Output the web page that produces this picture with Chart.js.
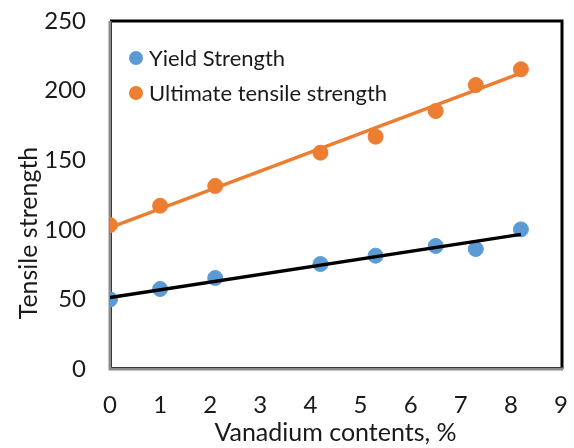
<!DOCTYPE html>
<html>
<head>
<meta charset="utf-8">
<script src="https://cdn.jsdelivr.net/npm/chart.js@4"></script>
<style>
html,body{margin:0;padding:0;background:#fff;}
#wrap{width:574px;height:448px;position:relative;}
</style>
</head>
<body>
<div id="wrap"><canvas id="c" width="574" height="448"></canvas></div>
<script>
// Data
const vanadium = [0, 1, 2.1, 4.2, 5.3, 6.5, 7.3, 8.2];
const yieldStrength = [50, 57.5, 65.4, 75.4, 81.4, 88.4, 86.2, 100.3];
const ultimateStrength = [103.4, 117.3, 131.5, 155.4, 166.9, 185.3, 204, 215.3];
const yieldTrendX = [0, 8.2];
const yieldTrendY = [51.3, 96.7];
const utsTrendX = [0, 8.2];
const utsTrendY = [101.5, 212.5];
const seriesNames = ["Yield Strength", "Ultimate tensile strength"];
const xTicks = [0,1,2,3,4,5,6,7,8,9];
const yTicks = [0,50,100,150,200,250];
const xTitle = "Vanadium contents, %";
const yTitle = "Tensile strength";

const BLUE = '#5b9bd5', ORANGE = '#ed7d31';
const FONT = 'Lato, "Open Sans", sans-serif';

const pts = (xs, ys) => xs.map((x,i)=>({x:x, y:ys[i]}));

const framePlugin = {
  id:'frame',
  beforeDatasetsDraw(chart){
    const {ctx, chartArea:a} = chart;
    ctx.save();
    ctx.strokeStyle = '#000'; ctx.lineWidth = 3;
    ctx.beginPath();
    ctx.moveTo(a.left, a.top); ctx.lineTo(a.right+1, a.top); ctx.lineTo(a.right+1, a.bottom);
    ctx.stroke();
    ctx.strokeStyle = '#8c8c8c'; ctx.lineWidth = 3;
    ctx.beginPath();
    ctx.moveTo(a.left, a.top); ctx.lineTo(a.left, a.bottom); ctx.lineTo(a.right+2, a.bottom);
    ctx.stroke();
    ctx.strokeStyle = '#3a3a3a'; ctx.lineWidth = 1;
    ctx.beginPath();
    ctx.moveTo(a.left+1.5, a.top); ctx.lineTo(a.left+1.5, a.bottom-1.5); ctx.lineTo(a.right+2, a.bottom-1.5);
    ctx.stroke();
    ctx.restore();
  }
};

const textPlugin = {
  id:'texts',
  afterDraw(chart){
    const {ctx, chartArea:a} = chart;
    const items = [[seriesNames[0], BLUE],[seriesNames[1], ORANGE]];
    ctx.save();
    ctx.font = '22px ' + FONT;
    ctx.textBaseline = 'middle';
    items.forEach((it,i)=>{
      const y = a.top + 37 + i*35;
      const x = a.left + 26;
      ctx.fillStyle = it[1];
      ctx.beginPath(); ctx.arc(x, y, 7, 0, Math.PI*2); ctx.fill();
      ctx.fillStyle = '#1a1a1a';
      ctx.fillText(it[0], x + 13, y + 1);
    });
    // y axis title
    ctx.translate(29, 233);
    ctx.rotate(-Math.PI/2);
    ctx.textAlign = 'center';
    ctx.font = '25px ' + FONT;
    ctx.fillStyle = '#1a1a1a';
    ctx.fillText(yTitle, 0, 0);
    ctx.restore();
  }
};

new Chart(document.getElementById('c'), {
  type:'scatter',
  data:{
    datasets:[
      {label:seriesNames[0]+' trend', data:pts(yieldTrendX,yieldTrendY), type:'line', borderColor:'#000', borderWidth:3.5, pointRadius:0, fill:false, order:0},
      {label:seriesNames[1]+' trend', data:pts(utsTrendX,utsTrendY), type:'line', borderColor:ORANGE, borderWidth:3.5, pointRadius:0, fill:false, order:0},
      {label:seriesNames[0], data:pts(vanadium,yieldStrength), backgroundColor:BLUE, borderColor:BLUE, pointRadius:7.5, pointHoverRadius:7.5, order:1},
      {label:seriesNames[1], data:pts(vanadium,ultimateStrength), backgroundColor:ORANGE, borderColor:ORANGE, pointRadius:7.5, pointHoverRadius:7.5, order:1}
    ]
  },
  options:{
    responsive:false, animation:false,
    layout:{padding:{top:21, right:13, left:0, bottom:0}},
    plugins:{legend:{display:false}, tooltip:{enabled:false}},
    scales:{
      x:{
        type:'linear', min:0, max:9,
        afterBuildTicks(s){ s.ticks = xTicks.map(v=>({value:v})); },
        grid:{display:false, drawTicks:false}, border:{display:false},
        ticks:{color:'#1a1a1a', font:{family:FONT, size:24}, padding:22, maxRotation:0},
        title:{display:true, text:xTitle, color:'#1a1a1a', font:{family:FONT, size:25}, padding:{top:0,bottom:0}},
        afterFit(s){ s.height = 79; s.paddingLeft = 0; s.paddingRight = 0; s.paddingTop = 0; s.paddingBottom = 0; }
      },
      y:{
        type:'linear', min:0, max:250,
        afterBuildTicks(s){ s.ticks = yTicks.map(v=>({value:v})); },
        grid:{display:false, drawTicks:false}, border:{display:false},
        ticks:{color:'#1a1a1a', font:{family:FONT, size:24}, padding:24},
        title:{display:false},
        afterFit(s){ s.width = 110; s.paddingLeft = 0; s.paddingRight = 0; s.paddingTop = 0; s.paddingBottom = 0; }
      }
    }
  },
  plugins:[framePlugin, textPlugin]
});
</script>
</body>
</html>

## Problem details
Quote the material exactly. Pictures stay out.

## Full output
Output the web page that produces this picture with Chart.js.
<!DOCTYPE html>
<html>
<head>
<meta charset="utf-8">
<script src="https://cdn.jsdelivr.net/npm/chart.js@4"></script>
<style>
html,body{margin:0;padding:0;background:#fff;}
#wrap{width:574px;height:448px;position:relative;}
</style>
</head>
<body>
<div id="wrap"><canvas id="c" width="574" height="448"></canvas></div>
<script>
// Data
const vanadium = [0, 1, 2.1, 4.2, 5.3, 6.5, 7.3, 8.2];
const yieldStrength = [50, 57.5, 65.4, 75.4, 81.4, 88.4, 86.2, 100.3];
const ultimateStrength = [103.4, 117.3, 131.5, 155.4, 166.9, 185.3, 204, 215.3];
const yieldTrendX = [0, 8.2];
const yieldTrendY = [51.3, 96.7];
const utsTrendX = [0, 8.2];
const utsTrendY = [101.5, 212.5];
const seriesNames = ["Yield Strength", "Ultimate tensile strength"];
const xTicks = [0,1,2,3,4,5,6,7,8,9];
const yTicks = [0,50,100,150,200,250];
const xTitle = "Vanadium contents, %";
const yTitle = "Tensile strength";

const BLUE = '#5b9bd5', ORANGE = '#ed7d31';
const FONT = 'Lato, "Open Sans", sans-serif';

const pts = (xs, ys) => xs.map((x,i)=>({x:x, y:ys[i]}));

const framePlugin = {
  id:'frame',
  beforeDatasetsDraw(chart){
    const {ctx, chartArea:a} = chart;
    ctx.save();
    ctx.strokeStyle = '#000'; ctx.lineWidth = 3;
    ctx.beginPath();
    ctx.moveTo(a.left, a.top); ctx.lineTo(a.right+1, a.top); ctx.lineTo(a.right+1, a.bottom);
    ctx.stroke();
    ctx.strokeStyle = '#8c8c8c'; ctx.lineWidth = 3;
    ctx.beginPath();
    ctx.moveTo(a.left, a.top); ctx.lineTo(a.left, a.bottom); ctx.lineTo(a.right+2, a.bottom);
    ctx.stroke();
    ctx.strokeStyle = '#3a3a3a'; ctx.lineWidth = 1;
    ctx.beginPath();
    ctx.moveTo(a.left+1.5, a.top); ctx.lineTo(a.left+1.5, a.bottom-1.5); ctx.lineTo(a.right+2, a.bottom-1.5);
    ctx.stroke();
    ctx.restore();
  }
};

const textPlugin = {
  id:'texts',
  afterDraw(chart){
    const {ctx, chartArea:a} = chart;
    const items = [[seriesNames[0], BLUE],[seriesNames[1], ORANGE]];
    ctx.save();
    ctx.font = '22px ' + FONT;
    ctx.textBaseline = 'middle';
    items.forEach((it,i)=>{
      const y = a.top + 37 + i*35;
      const x = a.left + 26;
      ctx.fillStyle = it[1];
      ctx.beginPath(); ctx.arc(x, y, 7, 0, Math.PI*2); ctx.fill();
      ctx.fillStyle = '#1a1a1a';
      ctx.fillText(it[0], x + 13, y + 1);
    });
    // y axis title
    ctx.translate(29, 233);
    ctx.rotate(-Math.PI/2);
    ctx.textAlign = 'center';
    ctx.font = '25px ' + FONT;
    ctx.fillStyle = '#1a1a1a';
    ctx.fillText(yTitle, 0, 0);
    ctx.restore();
  }
};

new Chart(document.getElementById('c'), {
  type:'scatter',
  data:{
    datasets:[
      {label:seriesNames[0]+' trend', data:pts(yieldTrendX,yieldTrendY), type:'line', borderColor:'#000', borderWidth:3.5, pointRadius:0, fill:false, order:0},
      {label:seriesNames[1]+' trend', data:pts(utsTrendX,utsTrendY), type:'line', borderColor:ORANGE, borderWidth:3.5, pointRadius:0, fill:false, order:0},
      {label:seriesNames[0], data:pts(vanadium,yieldStrength), backgroundColor:BLUE, borderColor:BLUE, pointRadius:7.5, pointHoverRadius:7.5, order:1},
      {label:seriesNames[1], data:pts(vanadium,ultimateStrength), backgroundColor:ORANGE, borderColor:ORANGE, pointRadius:7.5, pointHoverRadius:7.5, order:1}
    ]
  },
  options:{
    responsive:false, animation:false,
    layout:{padding:{top:21, right:13, left:0, bottom:0}},
    plugins:{legend:{display:false}, tooltip:{enabled:false}},
    scales:{
      x:{
        type:'linear', min:0, max:9,
        afterBuildTicks(s){ s.ticks = xTicks.map(v=>({value:v})); },
        grid:{display:false, drawTicks:false}, border:{display:false},
        ticks:{color:'#1a1a1a', font:{family:FONT, size:24}, padding:22, maxRotation:0},
        title:{display:true, text:xTitle, color:'#1a1a1a', font:{family:FONT, size:25}, padding:{top:0,bottom:0}},
        afterFit(s){ s.height = 79; s.paddingLeft = 0; s.paddingRight = 0; s.paddingTop = 0; s.paddingBottom = 0; }
      },
      y:{
        type:'linear', min:0, max:250,
        afterBuildTicks(s){ s.ticks = yTicks.map(v=>({value:v})); },
        grid:{display:false, drawTicks:false}, border:{display:false},
        ticks:{color:'#1a1a1a', font:{family:FONT, size:24}, padding:24},
        title:{display:false},
        afterFit(s){ s.width = 110; s.paddingLeft = 0; s.paddingRight = 0; s.paddingTop = 0; s.paddingBottom = 0; }
      }
    }
  },
  plugins:[framePlugin, textPlugin]
});
</script>
</body>
</html>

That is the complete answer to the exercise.